BROOKLYN CENTER, Minn. – Elected leaders in the Minneapolis suburb where a police officer fatally shot Daunte Wright want officers to scale back their tactics amid nightly protests, leaving some law enforcement called in to assist asking whether the city still wants their help.
Hundreds of demonstrators have gathered outside the heavily guarded Brooklyn Center police station every night since former Officer Kim Potter, who is white, shot the 20-year-old Black motorist during a traffic stop on Sunday. Protesters have shouted profanities, launched fireworks, shaken security fences surrounding the building and lobbed water bottles at officers. Police have driven away protesters with tear gas grenades, rubber bullets, flash-bang grenades and long lines of riot police.
On Friday night, officers fired irritants into a crowd of several hundred after part of an outer fence was opened. Demonstrators dissipated shortly after 10 p.m. when officers quickly advanced. Flash bangs and sponge grenades were fired into the crowd, and several protesters who neared a group of officers were pepper sprayed. Some demonstrators scrambled through yards and over backyard fences to evade a perimeter authorities set up for a block around the police department.

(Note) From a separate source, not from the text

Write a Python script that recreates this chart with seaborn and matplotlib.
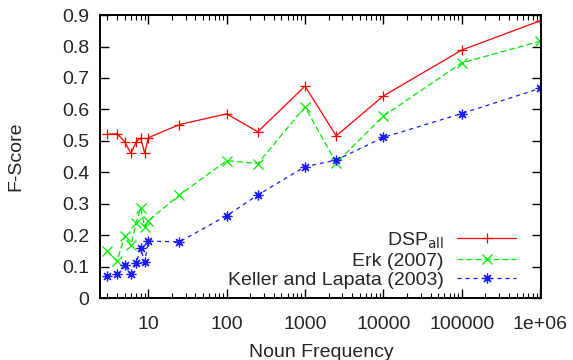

People who live in the area have said many neighbors are staying in hotels or with relatives to avoid the noise as well as the tear gas that seeps into their homes.
“We can’t just have our window open any more without thinking about if there’s going to be some gas coming in,” said 16-year-old Xzavion Martin, adding that rubber bullets and other projectiles have landed on his apartment's second-story balcony. “There’s kids in this building that are really scared to come back.”
The tactics have not sat well with Brooklyn Center city officials, who passed a resolution Monday banning the city’s officers from using tear gas and other chemicals, chokeholds, and police lines to arrest demonstrators.
Mayor Mike Elliott, who is Black, said at a news conference Wednesday that “gassing is not a human way of policing” and he didn’t agree with police using pepper spray, tear gas and paintballs against demonstrators. Elliott didn’t respond to multiple messages from the Associated Press earlier Friday.
But Brooklyn Center police aren’t dealing with protesters on their own. Other agencies, including the Hennepin County Sheriff’s Department and the Minnesota National Guard, have provided support at the city’s request in a joint effort dubbed Operation Safety Net. The city’s resolution isn’t binding on those agencies.